— BEGIN —

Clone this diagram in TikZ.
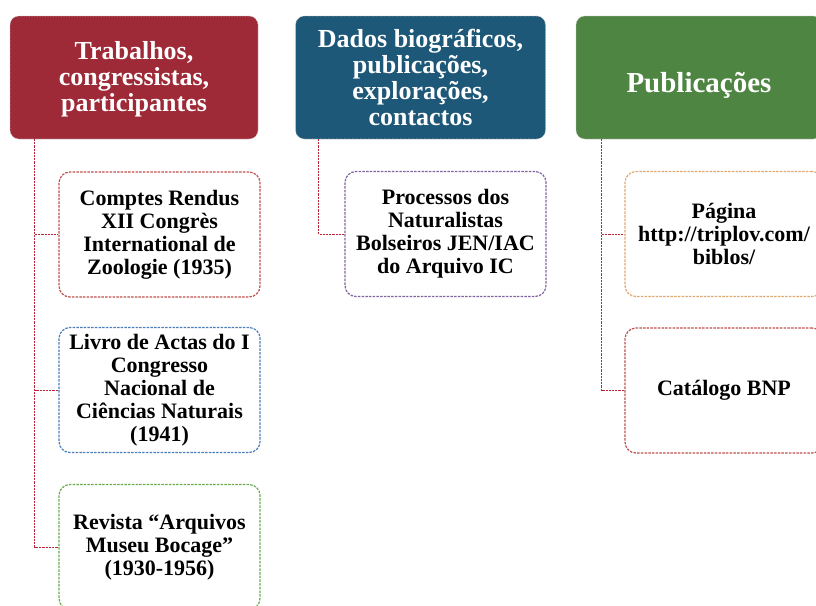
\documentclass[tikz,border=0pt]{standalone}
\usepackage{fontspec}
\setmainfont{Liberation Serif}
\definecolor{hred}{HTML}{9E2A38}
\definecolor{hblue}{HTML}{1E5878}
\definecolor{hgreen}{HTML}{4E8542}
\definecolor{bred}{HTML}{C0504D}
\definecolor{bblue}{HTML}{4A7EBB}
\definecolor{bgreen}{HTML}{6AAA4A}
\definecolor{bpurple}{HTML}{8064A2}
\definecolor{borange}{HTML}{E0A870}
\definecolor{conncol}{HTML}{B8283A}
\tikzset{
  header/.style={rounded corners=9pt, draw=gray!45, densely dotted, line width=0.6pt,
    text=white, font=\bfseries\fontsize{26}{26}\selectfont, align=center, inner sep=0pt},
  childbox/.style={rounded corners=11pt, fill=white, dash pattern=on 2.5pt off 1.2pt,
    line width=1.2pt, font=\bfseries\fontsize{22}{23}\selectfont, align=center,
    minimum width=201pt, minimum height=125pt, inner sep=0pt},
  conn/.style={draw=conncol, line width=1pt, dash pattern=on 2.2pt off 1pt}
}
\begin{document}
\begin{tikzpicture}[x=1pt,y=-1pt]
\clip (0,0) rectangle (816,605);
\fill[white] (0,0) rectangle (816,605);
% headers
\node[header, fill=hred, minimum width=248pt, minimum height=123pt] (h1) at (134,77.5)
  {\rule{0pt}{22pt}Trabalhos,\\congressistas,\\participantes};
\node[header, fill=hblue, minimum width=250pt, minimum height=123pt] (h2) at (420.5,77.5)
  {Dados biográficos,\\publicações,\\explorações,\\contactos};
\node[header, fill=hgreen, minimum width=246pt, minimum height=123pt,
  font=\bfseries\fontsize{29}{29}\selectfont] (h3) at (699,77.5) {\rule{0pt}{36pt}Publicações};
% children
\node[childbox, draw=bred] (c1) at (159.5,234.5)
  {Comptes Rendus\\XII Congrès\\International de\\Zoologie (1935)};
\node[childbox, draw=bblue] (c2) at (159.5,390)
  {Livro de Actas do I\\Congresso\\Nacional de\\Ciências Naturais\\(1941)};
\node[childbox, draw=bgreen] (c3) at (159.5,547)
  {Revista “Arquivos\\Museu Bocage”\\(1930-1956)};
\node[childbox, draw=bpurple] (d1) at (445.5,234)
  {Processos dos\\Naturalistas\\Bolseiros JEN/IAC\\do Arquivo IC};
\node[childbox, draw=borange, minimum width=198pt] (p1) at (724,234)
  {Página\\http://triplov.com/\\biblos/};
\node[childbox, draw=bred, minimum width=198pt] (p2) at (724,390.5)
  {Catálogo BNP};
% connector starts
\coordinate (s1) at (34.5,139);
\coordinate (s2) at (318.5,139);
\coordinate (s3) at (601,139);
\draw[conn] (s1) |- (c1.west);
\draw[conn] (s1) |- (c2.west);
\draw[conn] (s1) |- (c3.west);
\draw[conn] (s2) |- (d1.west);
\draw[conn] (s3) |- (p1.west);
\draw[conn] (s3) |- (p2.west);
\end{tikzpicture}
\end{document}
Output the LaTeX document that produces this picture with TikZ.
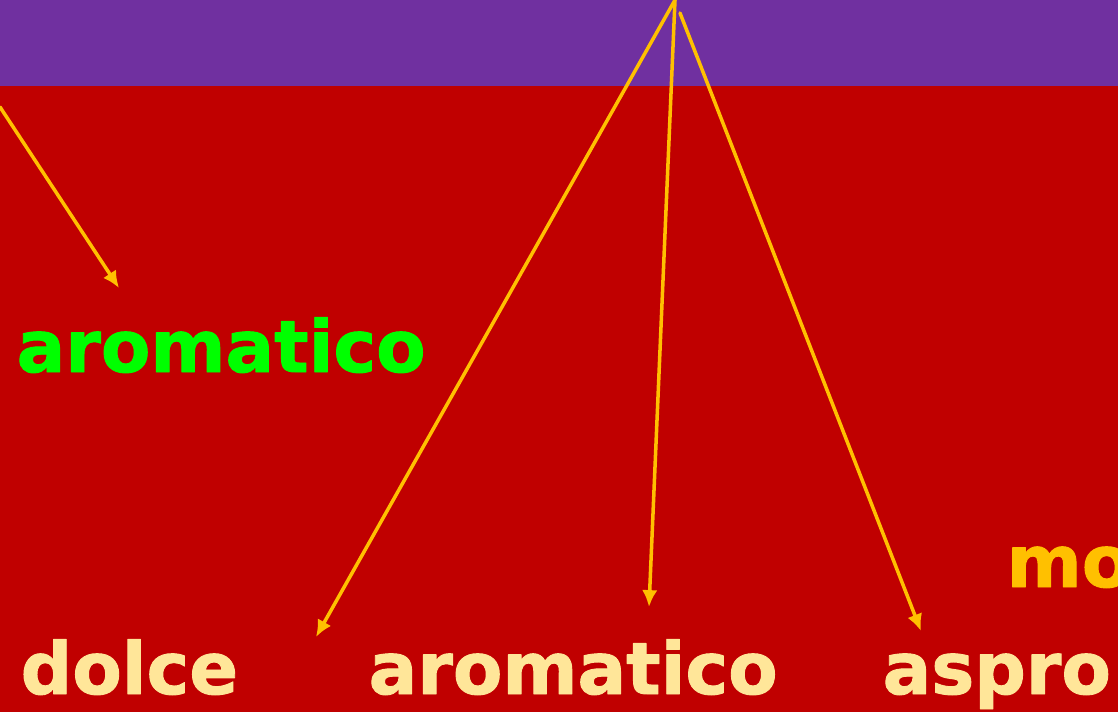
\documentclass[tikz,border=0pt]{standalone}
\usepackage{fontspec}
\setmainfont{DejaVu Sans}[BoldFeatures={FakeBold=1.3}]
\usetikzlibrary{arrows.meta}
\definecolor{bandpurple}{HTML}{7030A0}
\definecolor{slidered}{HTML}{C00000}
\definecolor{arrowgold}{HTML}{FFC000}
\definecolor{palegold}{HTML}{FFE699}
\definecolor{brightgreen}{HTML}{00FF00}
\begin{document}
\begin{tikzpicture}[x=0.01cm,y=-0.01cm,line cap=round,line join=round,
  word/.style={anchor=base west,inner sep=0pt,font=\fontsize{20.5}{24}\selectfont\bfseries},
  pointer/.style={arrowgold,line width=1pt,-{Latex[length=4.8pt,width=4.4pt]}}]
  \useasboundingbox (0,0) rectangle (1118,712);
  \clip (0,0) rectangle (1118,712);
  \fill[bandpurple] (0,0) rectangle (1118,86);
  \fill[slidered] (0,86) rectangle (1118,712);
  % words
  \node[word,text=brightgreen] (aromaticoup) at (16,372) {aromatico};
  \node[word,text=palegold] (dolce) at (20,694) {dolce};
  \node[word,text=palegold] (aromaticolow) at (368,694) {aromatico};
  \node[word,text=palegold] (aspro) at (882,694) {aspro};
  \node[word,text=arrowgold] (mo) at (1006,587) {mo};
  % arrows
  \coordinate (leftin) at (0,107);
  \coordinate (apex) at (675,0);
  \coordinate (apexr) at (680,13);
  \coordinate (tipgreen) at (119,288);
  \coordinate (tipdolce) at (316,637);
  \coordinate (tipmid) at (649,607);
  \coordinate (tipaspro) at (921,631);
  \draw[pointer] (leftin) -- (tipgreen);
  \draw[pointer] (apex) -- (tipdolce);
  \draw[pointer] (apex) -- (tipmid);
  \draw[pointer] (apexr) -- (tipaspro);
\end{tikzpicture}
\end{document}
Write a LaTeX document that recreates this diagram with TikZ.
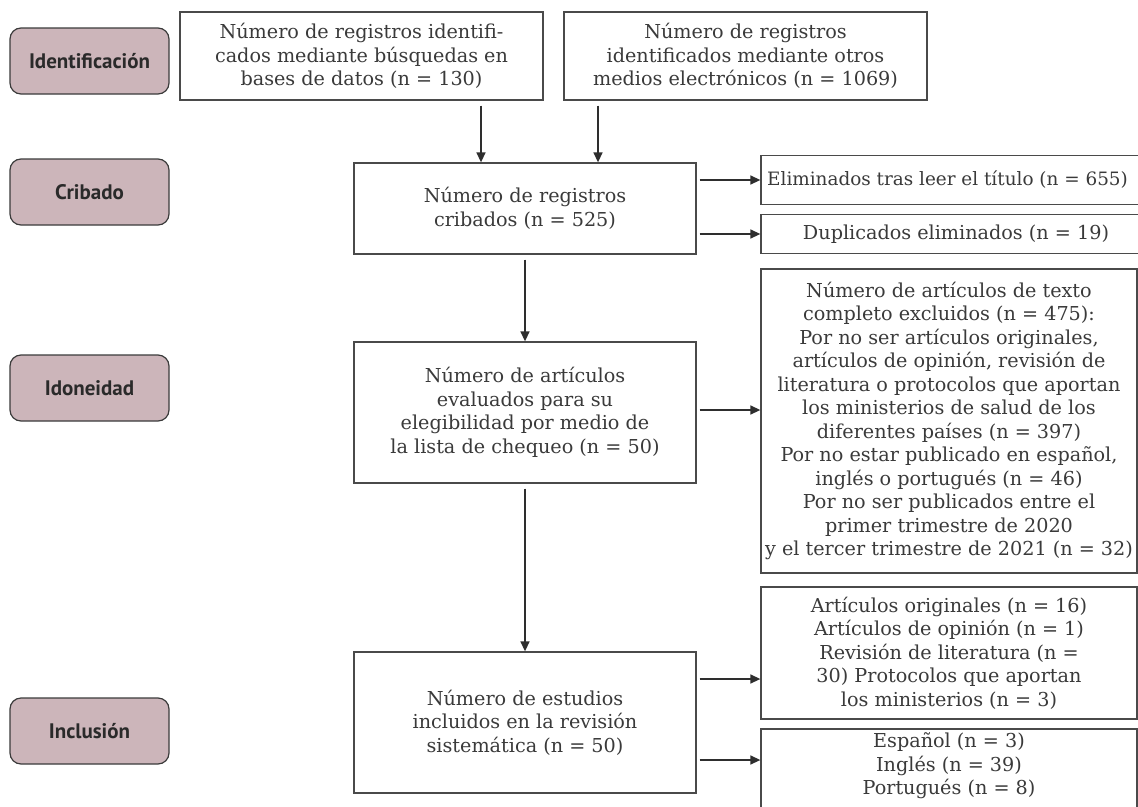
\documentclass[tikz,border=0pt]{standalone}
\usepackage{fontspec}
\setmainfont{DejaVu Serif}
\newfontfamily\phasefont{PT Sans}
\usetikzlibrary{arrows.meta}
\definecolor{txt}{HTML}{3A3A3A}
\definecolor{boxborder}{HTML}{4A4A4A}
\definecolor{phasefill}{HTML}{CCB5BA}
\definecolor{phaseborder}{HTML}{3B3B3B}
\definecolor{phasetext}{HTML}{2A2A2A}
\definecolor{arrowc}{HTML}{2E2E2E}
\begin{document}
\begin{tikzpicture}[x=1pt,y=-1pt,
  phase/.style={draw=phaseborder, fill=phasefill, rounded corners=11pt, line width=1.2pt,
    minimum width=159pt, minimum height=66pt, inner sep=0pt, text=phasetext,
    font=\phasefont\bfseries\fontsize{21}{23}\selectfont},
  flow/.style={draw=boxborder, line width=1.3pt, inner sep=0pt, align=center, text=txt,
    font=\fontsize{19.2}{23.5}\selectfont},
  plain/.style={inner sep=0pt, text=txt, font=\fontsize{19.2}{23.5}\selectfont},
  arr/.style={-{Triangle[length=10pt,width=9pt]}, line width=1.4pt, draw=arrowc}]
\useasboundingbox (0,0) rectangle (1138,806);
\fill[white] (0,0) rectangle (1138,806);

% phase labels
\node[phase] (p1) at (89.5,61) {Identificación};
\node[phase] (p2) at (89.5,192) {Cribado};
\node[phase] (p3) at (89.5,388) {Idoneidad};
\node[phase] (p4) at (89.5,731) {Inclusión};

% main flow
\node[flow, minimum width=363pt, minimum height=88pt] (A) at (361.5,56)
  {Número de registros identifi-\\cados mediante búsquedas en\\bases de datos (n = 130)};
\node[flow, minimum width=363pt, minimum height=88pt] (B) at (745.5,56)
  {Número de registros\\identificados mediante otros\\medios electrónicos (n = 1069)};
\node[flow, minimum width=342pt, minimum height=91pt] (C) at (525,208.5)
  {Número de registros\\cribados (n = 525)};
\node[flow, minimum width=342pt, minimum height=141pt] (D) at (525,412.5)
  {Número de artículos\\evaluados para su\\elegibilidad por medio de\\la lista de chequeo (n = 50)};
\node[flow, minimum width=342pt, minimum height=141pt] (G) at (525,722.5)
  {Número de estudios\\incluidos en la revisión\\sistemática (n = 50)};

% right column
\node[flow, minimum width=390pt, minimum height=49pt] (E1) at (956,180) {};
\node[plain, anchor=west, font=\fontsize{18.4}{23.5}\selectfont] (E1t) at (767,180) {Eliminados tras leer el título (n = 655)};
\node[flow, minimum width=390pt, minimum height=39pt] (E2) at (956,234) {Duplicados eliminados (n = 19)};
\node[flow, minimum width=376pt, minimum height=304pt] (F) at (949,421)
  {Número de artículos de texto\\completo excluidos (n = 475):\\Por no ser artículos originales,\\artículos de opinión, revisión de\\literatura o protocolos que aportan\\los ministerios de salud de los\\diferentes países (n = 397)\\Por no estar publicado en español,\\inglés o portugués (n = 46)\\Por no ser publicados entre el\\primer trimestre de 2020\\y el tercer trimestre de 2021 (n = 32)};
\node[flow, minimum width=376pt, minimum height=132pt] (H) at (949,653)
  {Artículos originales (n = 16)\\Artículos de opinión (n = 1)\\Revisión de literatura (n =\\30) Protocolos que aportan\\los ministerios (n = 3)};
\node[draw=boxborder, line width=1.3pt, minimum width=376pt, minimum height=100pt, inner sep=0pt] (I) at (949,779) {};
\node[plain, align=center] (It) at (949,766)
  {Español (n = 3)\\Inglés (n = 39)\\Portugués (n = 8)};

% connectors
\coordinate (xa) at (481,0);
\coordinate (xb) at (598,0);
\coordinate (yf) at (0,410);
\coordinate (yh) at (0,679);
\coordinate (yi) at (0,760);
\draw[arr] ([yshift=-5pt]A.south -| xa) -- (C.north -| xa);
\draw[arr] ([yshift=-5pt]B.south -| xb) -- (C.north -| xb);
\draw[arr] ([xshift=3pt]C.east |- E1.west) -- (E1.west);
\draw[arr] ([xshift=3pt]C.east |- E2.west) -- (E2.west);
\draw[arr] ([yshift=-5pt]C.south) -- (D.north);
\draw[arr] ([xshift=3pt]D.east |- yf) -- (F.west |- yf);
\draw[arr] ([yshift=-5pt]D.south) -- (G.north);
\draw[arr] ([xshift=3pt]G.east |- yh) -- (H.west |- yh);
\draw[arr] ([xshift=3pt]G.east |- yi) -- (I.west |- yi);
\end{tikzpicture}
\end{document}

— END —

Lines from the one with "Write a LaTeX" through the one with "(p4) at (89.5,731)" are the only ones to quote. Quote them exactly and leave out pictures.

Write a LaTeX document that recreates this diagram with TikZ.
\documentclass[tikz,border=0pt]{standalone}
\usepackage{fontspec}
\setmainfont{DejaVu Serif}
\newfontfamily\phasefont{PT Sans}
\usetikzlibrary{arrows.meta}
\definecolor{txt}{HTML}{3A3A3A}
\definecolor{boxborder}{HTML}{4A4A4A}
\definecolor{phasefill}{HTML}{CCB5BA}
\definecolor{phaseborder}{HTML}{3B3B3B}
\definecolor{phasetext}{HTML}{2A2A2A}
\definecolor{arrowc}{HTML}{2E2E2E}
\begin{document}
\begin{tikzpicture}[x=1pt,y=-1pt,
  phase/.style={draw=phaseborder, fill=phasefill, rounded corners=11pt, line width=1.2pt,
    minimum width=159pt, minimum height=66pt, inner sep=0pt, text=phasetext,
    font=\phasefont\bfseries\fontsize{21}{23}\selectfont},
  flow/.style={draw=boxborder, line width=1.3pt, inner sep=0pt, align=center, text=txt,
    font=\fontsize{19.2}{23.5}\selectfont},
  plain/.style={inner sep=0pt, text=txt, font=\fontsize{19.2}{23.5}\selectfont},
  arr/.style={-{Triangle[length=10pt,width=9pt]}, line width=1.4pt, draw=arrowc}]
\useasboundingbox (0,0) rectangle (1138,806);
\fill[white] (0,0) rectangle (1138,806);

% phase labels
\node[phase] (p1) at (89.5,61) {Identificación};
\node[phase] (p2) at (89.5,192) {Cribado};
\node[phase] (p3) at (89.5,388) {Idoneidad};
\node[phase] (p4) at (89.5,731) {Inclusión};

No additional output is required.